Scaling Supply Chain Partnerships
Partnerships are an interesting phenomenon in business. It astounds me that so many companies look for partnerships to remain static over time, even as market conditions change. Partnerships can’t maintain a status quo, regardless of the industry. They need to evolve. Scaling your supply chain can trigger some significant adjustments in the requirements of nature of your partnership. Change isn’t easy, especially in the context of a complex transportation network. Navigating your own ship can be tough, but also synchronizing with your supply chain partners adds another dimension of complexity.
Here are a few steps for looking at your supply chain partnerships with scalability in mind.
1. Start with technology. When you integrate a partner into the mix, how compatible is your technology? Will it scale as your joint businesses scale? Does it allow you to connect with other partners, as well?
Many questions come up when trying to pick a technology, so it’s not always as simple as answering these questions. But in the supply chain, the technology you select needs to be able to scale and support crystal clear visibility with your partners. Scalability might be required due to mode shifts, acquisitions activity, or capacity constraints.
In one case, a global food business operating in 19 countries tried to work unsuccessfully with disparate systems that provided minimal visibility. When the next acquisition arose, they chose a TMS that facilitated the evolution of new freight profiles. The result was four standalone companies were merged into one cohesive transportation unit, gaining the scalability that was critical to their success.
2. Lean on partner expertise. Your partner should be providing insights and advice based upon their mastery of not only your supply chain, but of the broader market. Supply chain conditions change; that shouldn’t surprise anyone. The technology supporting your supply chain should be backed by experts who know what to do when conditions change. If network changes reduce product profitability, perhaps you can lean on one of your partners for strategies to trim down costs.
A client of ours, a manufacturer for retail and foodservice channels, reached out for an expert opinion to standardize their transaction processes. Our shared technology platform allowed us to provide insights into their specific supply chain. In the end, our partner implemented freight pre-audit and payment processes which increased billing accuracy and cut down internal resource time.
Successful partnerships are built on a foundation of shared expertise. This is required by both of the partners, collectively working toward a common goal to build better supply chains together.
3. Scale the partnership. You’re well aware of your most successful partnerships. The partner is constantly bringing new ideas and innovations to your doorstep. How can you capitalize on those partnerships? What else can they do for you? In some cases, you can retain strategic ownership while passing day-to-day execution to the partner.
One example is a long-standing client that was strategically seeking to maintain carrier relationships, but outsource the daily transportation activities. Because of the technology foundation, the strong partnership, and desire for growth from both parties, it was an easy transition.
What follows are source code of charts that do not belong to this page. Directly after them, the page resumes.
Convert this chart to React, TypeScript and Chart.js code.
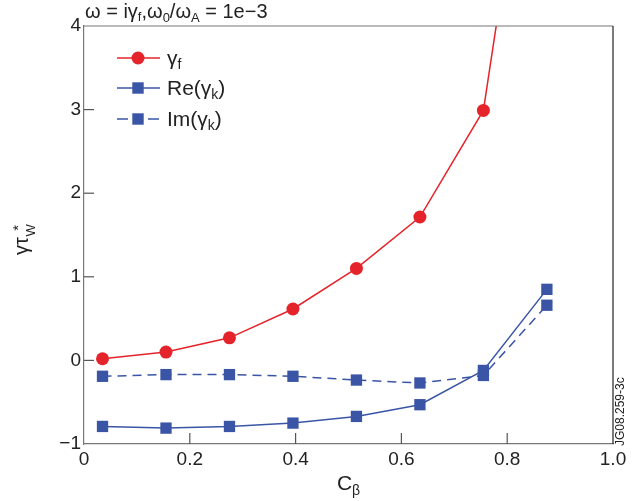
import React, { useEffect, useRef } from "react";
import { Chart, registerables } from "chart.js";

Chart.register(...registerables);

const cBeta = [0.035, 0.155, 0.275, 0.395, 0.515, 0.635, 0.755, 0.875];
const gammaF = [0.02, 0.1, 0.27, 0.615, 1.1, 1.715, 2.99, 8.0];
const reGammaK = [-0.79, -0.81, -0.79, -0.75, -0.67, -0.53, -0.12, 0.85];
const imGammaK = [-0.19, -0.17, -0.17, -0.19, -0.235, -0.27, -0.18, 0.66];
const xTicks = [0, 0.2, 0.4, 0.6, 0.8, 1.0];
const yTicks = [-1, 0, 1, 2, 3, 4];

const RED = "#e5232a";
const BLUE = "#3a55a5";
const FONT = "'Liberation Sans', Arial, Helvetica, sans-serif";

type Part = { t: string; size: number; dy?: number };

function drawRich(ctx: CanvasRenderingContext2D, parts: Part[], x: number, y: number) {
  let cx = x;
  for (const p of parts) {
    ctx.font = `${p.size}px ${FONT}`;
    ctx.fillText(p.t, cx, y + (p.dy || 0));
    cx += ctx.measureText(p.t).width;
  }
  return cx;
}

function richWidth(ctx: CanvasRenderingContext2D, parts: Part[]) {
  let w = 0;
  for (const p of parts) {
    ctx.font = `${p.size}px ${FONT}`;
    w += ctx.measureText(p.t).width;
  }
  return w;
}

const decorPlugin = {
  id: "decor",
  afterDraw(chart: any) {
    const ctx: CanvasRenderingContext2D = chart.ctx;
    const area = chart.chartArea;
    const xs = chart.scales.x;
    const ys = chart.scales.y;
    ctx.save();
    // top and right frame
    ctx.lineWidth = 1.2;
    ctx.strokeStyle = "#777";
    ctx.beginPath();
    ctx.moveTo(area.left, area.top);
    ctx.lineTo(area.right, area.top);
    ctx.stroke();
    ctx.strokeStyle = "#222";
    ctx.beginPath();
    ctx.moveTo(area.right, area.top);
    ctx.lineTo(area.right, area.bottom);
    ctx.stroke();
    // inward ticks
    ctx.strokeStyle = "#555";
    ctx.lineWidth = 1.2;
    ys.ticks.forEach((t: any) => {
      if (t.value <= ys.min || t.value >= ys.max) return;
      const py = ys.getPixelForValue(t.value);
      ctx.beginPath();
      ctx.moveTo(area.left, py);
      ctx.lineTo(area.left + 10, py);
      ctx.stroke();
    });
    xs.ticks.forEach((t: any) => {
      if (t.value <= xs.min || t.value >= xs.max) return;
      const px = xs.getPixelForValue(t.value);
      ctx.beginPath();
      ctx.moveTo(px, area.bottom);
      ctx.lineTo(px, area.bottom - 11);
      ctx.stroke();
    });

    ctx.fillStyle = "#222";
    ctx.textBaseline = "alphabetic";
    ctx.textAlign = "left";
    // title
    drawRich(
      ctx,
      [
        { t: "ω = iγ", size: 20 },
        { t: "f", size: 13, dy: 3 },
        { t: ",ω", size: 20 },
        { t: "0", size: 13, dy: 4 },
        { t: "/ω", size: 20 },
        { t: "A", size: 13, dy: 4 },
        { t: " = 1e−3", size: 20 },
      ],
      85,
      18
    );

    // x-axis title
    const xParts: Part[] = [
      { t: "C", size: 21 },
      { t: "β", size: 14, dy: 5 },
    ];
    const xw = richWidth(ctx, xParts);
    drawRich(ctx, xParts, (area.left + area.right) / 2 - xw / 2, 490);

    // y-axis title (rotated)
    ctx.save();
    ctx.translate(28, 255);
    ctx.rotate(-Math.PI / 2);
    ctx.font = `20px ${FONT}`;
    const base = "γτ";
    ctx.fillText(base, 0, 0);
    const bw = ctx.measureText(base).width;
    ctx.font = `13px ${FONT}`;
    ctx.fillText("W", bw + 0.5, 7);
    const ww = ctx.measureText("W").width;
    ctx.font = `15px ${FONT}`;
    const sw = ctx.measureText("*").width;
    ctx.fillText("*", bw + ww - sw, -5);
    ctx.restore();

    // side code label
    ctx.save();
    ctx.translate(624, 446);
    ctx.rotate(-Math.PI / 2);
    ctx.font = `12px ${FONT}`;
    ctx.fillText("JG08.259-3c", 0, 0);
    ctx.restore();

    // legend
    const rows = [
      { y: 58, color: RED, dash: false, marker: "circle", parts: [{ t: "γ", size: 21 }, { t: "f", size: 14, dy: 4 }] },
      {
        y: 88,
        color: BLUE,
        dash: false,
        marker: "rect",
        parts: [{ t: "Re(γ", size: 21 }, { t: "k", size: 14, dy: 4 }, { t: ")", size: 21 }],
      },
      {
        y: 119,
        color: BLUE,
        dash: true,
        marker: "rect",
        parts: [{ t: "Im(γ", size: 21 }, { t: "k", size: 14, dy: 4 }, { t: ")", size: 21 }],
      },
    ];
    rows.forEach((r) => {
      ctx.strokeStyle = r.color;
      ctx.lineWidth = 1.5;
      ctx.beginPath();
      if (r.dash) {
        ctx.moveTo(117, r.y);
        ctx.lineTo(128, r.y);
        ctx.moveTo(148, r.y);
        ctx.lineTo(159, r.y);
      } else {
        ctx.moveTo(117, r.y);
        ctx.lineTo(160, r.y);
      }
      ctx.stroke();
      ctx.fillStyle = r.color;
      if (r.marker === "circle") {
        ctx.beginPath();
        ctx.arc(138, r.y, 6.5, 0, Math.PI * 2);
        ctx.fill();
      } else {
        ctx.fillRect(138 - 5.7, r.y - 5.7, 11.4, 11.4);
      }
      ctx.fillStyle = "#222";
      drawRich(ctx, r.parts as Part[], 167, r.y + 7);
    });
    ctx.restore();
  },
};

export default function App() {
  const ref = useRef<HTMLCanvasElement | null>(null);
  useEffect(() => {
    if (!ref.current) return;
    const chart = new Chart(ref.current, {
      type: "line",
      data: {
        datasets: [
          {
            label: "γf",
            data: cBeta.map((x, i) => ({ x, y: gammaF[i] })),
            borderColor: RED,
            backgroundColor: RED,
            borderWidth: 1.5,
            pointStyle: "circle",
            pointRadius: 6.5,
            pointBorderWidth: 0,
            tension: 0,
          },
          {
            label: "Re(γk)",
            data: cBeta.map((x, i) => ({ x, y: reGammaK[i] })),
            borderColor: BLUE,
            backgroundColor: BLUE,
            borderWidth: 1.5,
            pointStyle: "rect",
            pointRadius: 8,
            pointBorderWidth: 0,
            tension: 0,
          },
          {
            label: "Im(γk)",
            data: cBeta.map((x, i) => ({ x, y: imGammaK[i] })),
            borderColor: BLUE,
            backgroundColor: BLUE,
            borderWidth: 1.5,
            borderDash: [9, 6],
            pointStyle: "rect",
            pointRadius: 8,
            pointBorderWidth: 0,
            tension: 0,
          },
        ],
      },
      options: {
        responsive: false,
        animation: false,
        layout: { padding: { left: 0, right: 28, top: 26, bottom: 0 } },
        plugins: { legend: { display: false }, tooltip: { enabled: false }, title: { display: false } },
        scales: {
          x: {
            type: "linear",
            min: 0,
            max: 1,
            afterBuildTicks: (s: any) => {
              s.ticks = xTicks.map((v) => ({ value: v }));
            },
            afterFit: (s: any) => {
              s.height = 57;
            },
            grid: { display: true, drawOnChartArea: false, drawTicks: false },
            border: { display: true, color: "#777", width: 1.2 },
            ticks: {
              padding: 4,
              color: "#222",
              font: { family: FONT, size: 19 },
              maxRotation: 0,
              callback: (v: any) => (Number(v) === 0 ? "0" : Number(v).toFixed(1)),
            },
          },
          y: {
            type: "linear",
            min: -1,
            max: 4,
            afterBuildTicks: (s: any) => {
              s.ticks = yTicks.map((v) => ({ value: v }));
            },
            afterFit: (s: any) => {
              s.width = 84;
            },
            grid: { display: true, drawOnChartArea: false, drawTicks: false },
            border: { display: true, color: "#777", width: 1.2 },
            ticks: {
              padding: 3,
              color: "#222",
              font: { family: FONT, size: 19 },
              callback: (v: any) => (Number(v) < 0 ? "−" + Math.abs(Number(v)) : String(v)),
            },
          },
        },
      },
      plugins: [decorPlugin],
    } as any);
    return () => chart.destroy();
  }, []);
  return (
    <div style={{ position: "fixed", left: 0, top: 0, width: 641, height: 501, background: "#fff" }}>
      <canvas ref={ref} width={641} height={501} style={{ width: 641, height: 501 }} />
    </div>
  );
}
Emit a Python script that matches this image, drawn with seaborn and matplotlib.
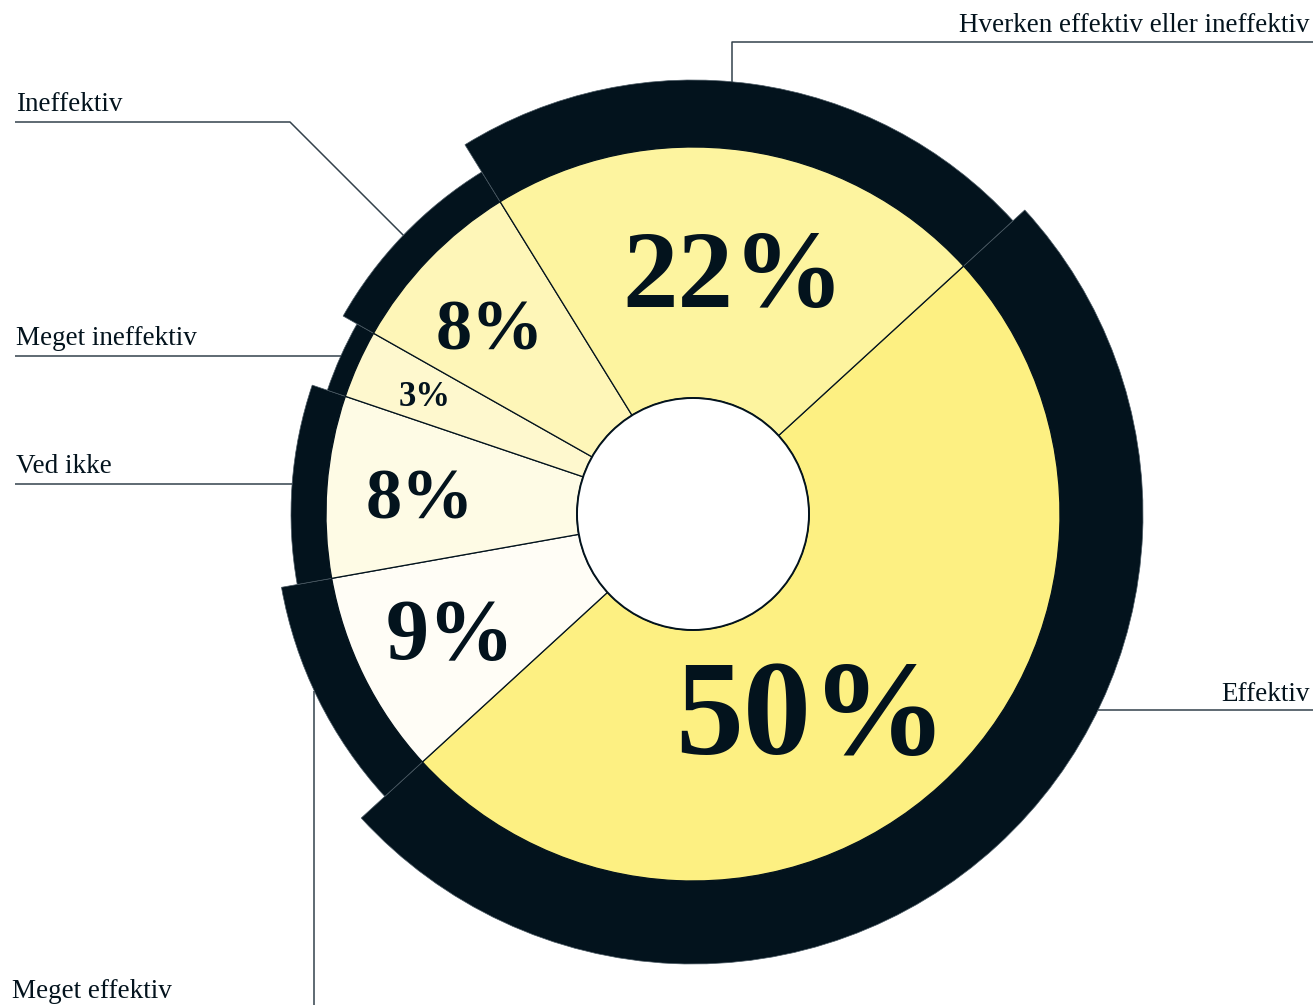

The client reduced their internal costs for the transportation, but maintained the visibility and control of their supply chain. The results have been extremely successful allowing the client to scale their supply chain, while also continuing to generate savings.
When questions about scaling the business occur, a critical error is to assume that the supply chain can simply do more the same way. Another assumption that should be challenged is that you can drive all changes within your own walls. Perhaps we need to look at our partners with fresh eyes and recognize where their expertise lies. A supply chain is only as strong as its weakest link.